Due to damage from the August 10 derecho, the Duane Arnold Energy Center located outside of Palo has been shut down early and will have a financial impact on Benton County, according to Scott Hansen with Benton County Emergency Management.

The plant was originally planned to shut down in October, but instead closed early after the cooling towers were damaged by the severe wind storm. Alliant Energy in 2018 announced it would be buying electricity from wind and gas sources, previously buying 70 percent of the plant’s electricity according to a piece in the Cedar Rapids Gazette.

Duane Arnold Energy Center was commissioned in February of 1975, providing power to Alliant Energy for eastern Iowa and employing as many as 550 to 600 locals over the years. Local counties were contracted to act as emergency response in the event of fires, release of radioactive material at the plant. In exchange, DAEC provided funds to pay for a portion of these county’s Emergency Management budget, including Benton County.

“It’s been a great relationship that goes back as far as 1981,” Hansen said. “When Duane Arnold was built, a 10-mile emergency planning zone was established, which requires a lot of local emergency response. That includes a lot of planning and training to go along with supporting in the case of a radioactive material release.”

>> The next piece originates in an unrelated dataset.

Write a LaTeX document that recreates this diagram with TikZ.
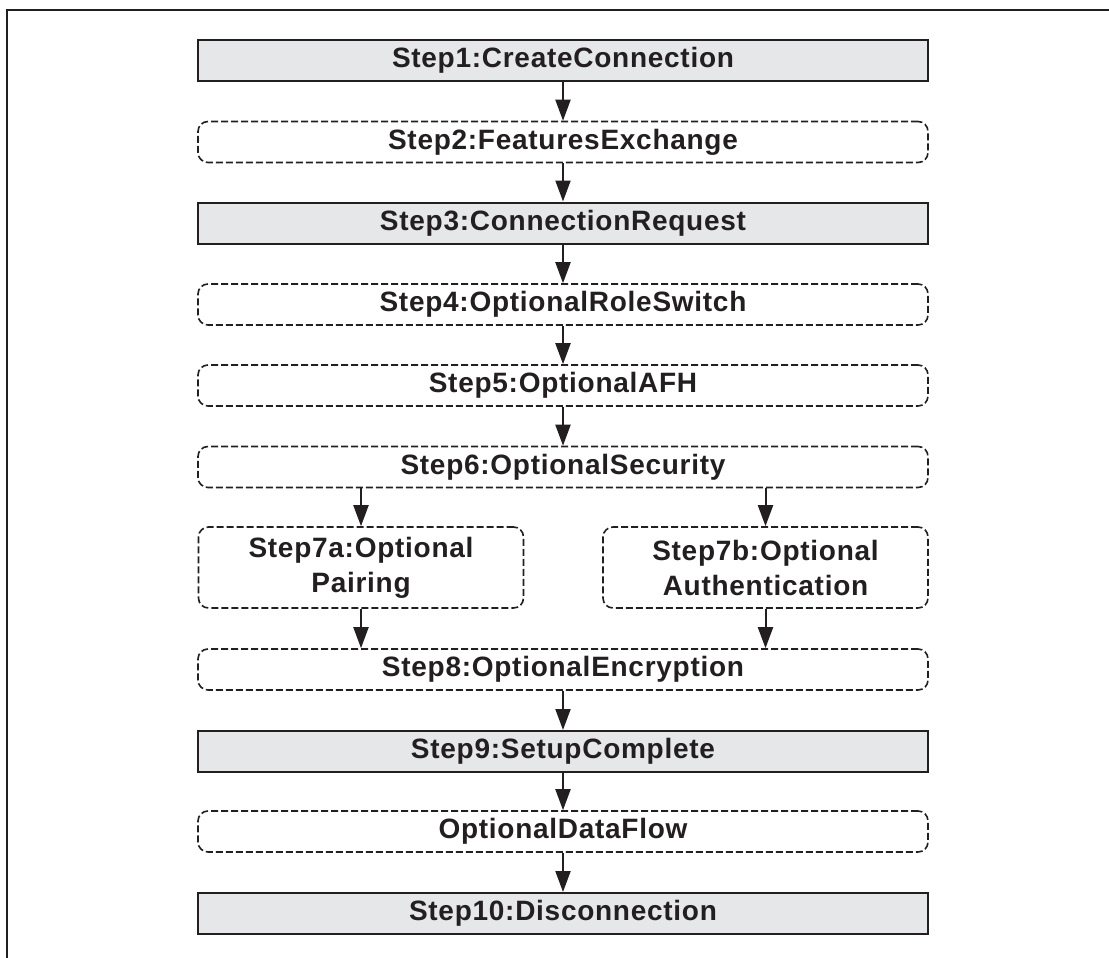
\documentclass[tikz,border=0pt]{standalone}
\usepackage{fontspec}
\setmainfont{Liberation Sans}[LetterSpace=2.6]
\usetikzlibrary{arrows.meta}
\definecolor{ink}{HTML}{231F20}
\definecolor{boxgray}{HTML}{E6E7E8}
\begin{document}
\begin{tikzpicture}[x=1pt,y=-1pt,
  every node/.style={font=\fontsize{28}{35}\selectfont\bfseries, text=ink, align=center, inner sep=0pt},
  solidbox/.style={draw=ink, line width=2pt, fill=boxgray, minimum width=730pt, minimum height=41pt},
  dashbox/.style={draw=ink, line width=1.6pt, dash pattern=on 7pt off 3pt, rounded corners=10pt, minimum width=730pt, minimum height=41pt},
  halfbox/.style={dashbox, minimum width=325pt, minimum height=81pt},
  flow/.style={draw=ink, line width=2pt, -{Triangle[length=21pt,width=15pt]}}
]
\useasboundingbox (0,0) rectangle (1109,958);
\draw[ink, line width=2.2pt] (7,958) -- (7,10) -- (1109,10);

\node[solidbox] (s1) at (563,60.5) {Step1:CreateConnection};
\node[dashbox] (s2) at (563,142) {Step2:FeaturesExchange};
\node[solidbox] (s3) at (563,223) {Step3:ConnectionRequest};
\node[dashbox] (s4) at (563,304.5) {Step4:OptionalRoleSwitch};
\node[dashbox] (s5) at (563,385.5) {Step5:OptionalAFH};
\node[dashbox] (s6) at (563,467) {Step6:OptionalSecurity};
\node[halfbox] (s7a) at (361,567.5) {Step7a:Optional\\Pairing};
\node[halfbox] (s7b) at (765.5,567.5) {Step7b:Optional\\Authentication};
\node[dashbox] (s8) at (563,669.5) {Step8:OptionalEncryption};
\node[solidbox] (s9) at (563,751.5) {Step9:SetupComplete};
\node[dashbox] (df) at (563,831.5) {OptionalDataFlow};
\node[solidbox] (s10) at (563,913.5) {Step10:Disconnection};

\draw[flow] (s1) -- (s2);
\draw[flow] (s2) -- (s3);
\draw[flow] (s3) -- (s4);
\draw[flow] (s4) -- (s5);
\draw[flow] (s5) -- (s6);
\draw[flow] (s6.south -| s7a) -- (s7a);
\draw[flow] (s6.south -| s7b) -- (s7b);
\draw[flow] (s7a) -- (s8.north -| s7a);
\draw[flow] (s7b) -- (s8.north -| s7b);
\draw[flow] (s8) -- (s9);
\draw[flow] (s9) -- (df);
\draw[flow] (df) -- (s10);
\end{tikzpicture}
\end{document}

The closure of DAEC will have a $74,000 impact on the 2021-21 fiscal year budget for Benton County Emergency Management, Hansen announced to the Benton County Board of Supervisors last week. The facility is currently decommissioning the plant and the fuel is being drained until June of 2021. Funding for Benton County’s Emergency Management budget will continue until then.

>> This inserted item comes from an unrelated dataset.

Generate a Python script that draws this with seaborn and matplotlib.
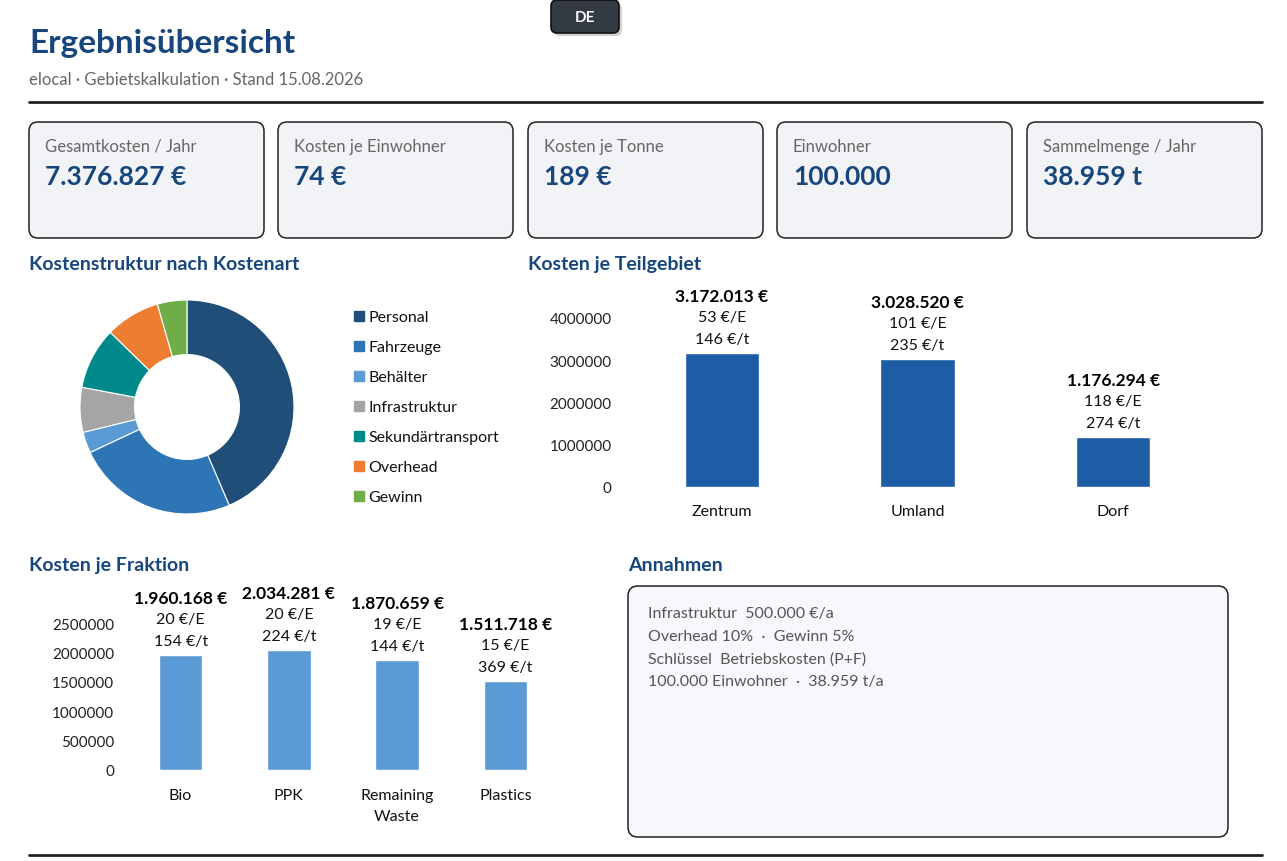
import seaborn as sns
import matplotlib.pyplot as plt
from matplotlib.patches import FancyBboxPatch, Rectangle

W, H = 1287, 862

# --- data -------------------------------------------------------------
kpi_labels = ["Gesamtkosten / Jahr", "Kosten je Einwohner", "Kosten je Tonne",
              "Einwohner", "Sammelmenge / Jahr"]
kpi_values = ["7.376.827 €", "74 €", "189 €", "100.000", "38.959 t"]

cost_types = ["Personal", "Fahrzeuge", "Behälter", "Infrastruktur",
              "Sekundärtransport", "Overhead", "Gewinn"]
cost_values = [3220000, 1810000, 235000, 500000, 690000, 610000, 330000]
cost_colors = ["#1F4E79", "#2E75B6", "#5B9BD5", "#A5A5A5",
               "#00898A", "#ED7D31", "#70AD47"]

areas = ["Zentrum", "Umland", "Dorf"]
area_costs = [3172013, 3028520, 1176294]
area_per_inh = [53, 101, 118]
area_per_t = [146, 235, 274]

fractions = ["Bio", "PPK", "Remaining\nWaste", "Plastics"]
fraction_costs = [1960168, 2034281, 1870659, 1511718]
fraction_per_inh = [20, 20, 19, 15]
fraction_per_t = [154, 224, 144, 369]

assumptions = [
    "Infrastruktur  500.000 €/a",
    "Overhead 10%  ·  Gewinn 5%",
    "Schlüssel  Betriebskosten (P+F)",
    "100.000 Einwohner  ·  38.959 t/a",
]

NAVY = "#17467D"
GREY = "#666666"

sns.set_style("white")
plt.rcParams["font.family"] = ["Lato", "DejaVu Sans"]


def eur(v):
    return f"{v:,}".replace(",", ".") + " €"


def ax_px(left, top, right, bottom):
    return fig.add_axes([left / W, 1 - bottom / H, (right - left) / W, (bottom - top) / H])


fig = plt.figure(figsize=(W / 100, H / 100), dpi=100)

# background layer in pixel coordinates
bg = fig.add_axes([0, 0, 1, 1])
bg.set_xlim(0, W)
bg.set_ylim(H, 0)
bg.axis("off")

# language badge
bg.add_patch(FancyBboxPatch((554, 4), 68, 33, boxstyle="round,pad=0,rounding_size=6",
                            fc="#000000", ec="none", alpha=0.18))
bg.add_patch(FancyBboxPatch((551, 1), 68, 33, boxstyle="round,pad=0,rounding_size=6",
                            fc="#343A44", ec="#111111", lw=1.2))
bg.text(585, 17.5, "DE", color="white", fontsize=11, fontweight="bold", ha="center", va="center")

# header
bg.text(29, 44, "Ergebnisübersicht", color=NAVY, fontsize=24, fontweight="bold", va="center")
bg.text(29, 80, "elocal · Gebietskalkulation · Stand 15.08.2026", color=GREY, fontsize=12, va="center")
bg.plot([29, 1262], [103, 103], color="#222222", lw=2)
bg.plot([29, 1262], [856, 856], color="#222222", lw=2)

# KPI cards
card_x = [29, 278, 528, 777, 1027]
for x, lab, val in zip(card_x, kpi_labels, kpi_values):
    bg.add_patch(FancyBboxPatch((x, 123), 235, 116, boxstyle="round,pad=0,rounding_size=9",
                                fc="#F2F3F7", ec="#222222", lw=1.1))
    bg.text(x + 16, 147, lab, color=GREY, fontsize=12, va="center")
    bg.text(x + 16, 177, val, color=NAVY, fontsize=19, fontweight="bold", va="center")

# section titles
for x, y, t in [(29, 265, "Kostenstruktur nach Kostenart"), (528, 265, "Kosten je Teilgebiet"),
                (29, 566, "Kosten je Fraktion"), (628, 566, "Annahmen")]:
    bg.text(x, y, t, color=NAVY, fontsize=14, fontweight="bold", va="center")

# donut
ax = ax_px(80, 301, 294, 515)
ax.pie(cost_values, colors=cost_colors, startangle=90, counterclock=False, radius=1,
       wedgeprops=dict(width=0.51, edgecolor="white", linewidth=0.8))
ax.set_xlim(-1, 1)
ax.set_ylim(-1, 1)
ax.set_aspect("equal")

for i, (name, c) in enumerate(zip(cost_types, cost_colors)):
    y = 317 + 30 * i
    bg.add_patch(Rectangle((354, y - 5), 10, 10, color=c))
    bg.text(368, y + 1, name, fontsize=11.5, color="#111111", va="center")


def bar_panel(ax, cats, costs, per_inh, per_t, color, width, ymax, yticks, xpad):
    sns.barplot(x=cats, y=costs, ax=ax, color=color, width=width, saturation=1)
    ax.set_xlim(-0.5, len(cats) - 0.5)
    ax.set_ylim(0, ymax)
    ax.set_yticks(yticks)
    ax.set_yticklabels([str(t) for t in yticks])
    ax.set_xlabel("")
    ax.set_ylabel("")
    ax.patch.set_alpha(0)
    sns.despine(ax=ax, left=True, bottom=True)
    ax.tick_params(axis="y", length=0, pad=9, labelsize=11, labelcolor="#222222")
    ax.tick_params(axis="x", length=0, pad=xpad, labelsize=11.5, labelcolor="#111111")
    for lab in ax.get_xticklabels():
        lab.set_linespacing(1.65)
    for i, (c, e, t) in enumerate(zip(costs, per_inh, per_t)):
        ax.annotate(f"{t} €/t", (i, c), xytext=(0, 10), textcoords="offset points",
                    ha="center", va="center", fontsize=11.5, color="#111111")
        ax.annotate(f"{e} €/E", (i, c), xytext=(0, 26), textcoords="offset points",
                    ha="center", va="center", fontsize=11.5, color="#111111")
        ax.annotate(eur(c), (i, c), xytext=(0, 41), textcoords="offset points",
                    ha="center", va="center", fontsize=12.5, fontweight="bold", color="#000000")


ax2 = ax_px(624, 488 - 4.7 * 42.25, 1211, 488)
bar_panel(ax2, areas, area_costs, area_per_inh, area_per_t, "#1C5DA6", 0.38, 4.7e6,
          [0, 1000000, 2000000, 3000000, 4000000], 12)

ax3 = ax_px(126.5, 771 - 3.0 * 58.8, 559.5, 771)
bar_panel(ax3, fractions, fraction_costs, fraction_per_inh, fraction_per_t, "#5B9BD5", 0.4, 3.0e6,
          [0, 500000, 1000000, 1500000, 2000000, 2500000], 13)

# assumptions box
bg.add_patch(FancyBboxPatch((628, 587), 600, 251, boxstyle="round,pad=0,rounding_size=10",
                            fc="#F7F8FC", ec="#222222", lw=1.1))
for i, line in enumerate(assumptions):
    bg.text(648, 614 + 22.7 * i, line, color="#555555", fontsize=11.5, va="center")

fig.savefig("out.png", dpi=100)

“This utility has been a great asset for Benton County over the years,” Steve Meyer, Benton County Emergency Commission Chairman said. “Thanks to this partnership, we have put together training and exercises that have made Emergency Management and the Emergency Commission better. Our people know their roles and our county Board of Supervisors know how critical our roles are in disaster management.”

Hansen and Meyer anticipate the county will find additional ways to make up for the lost funding in the near future and that Emergency Management will continue “as is” in Benton County. Hansen noted local residents working at DAEC will lose “well-paying positions”, which will serve as a secondary economic impact to the area.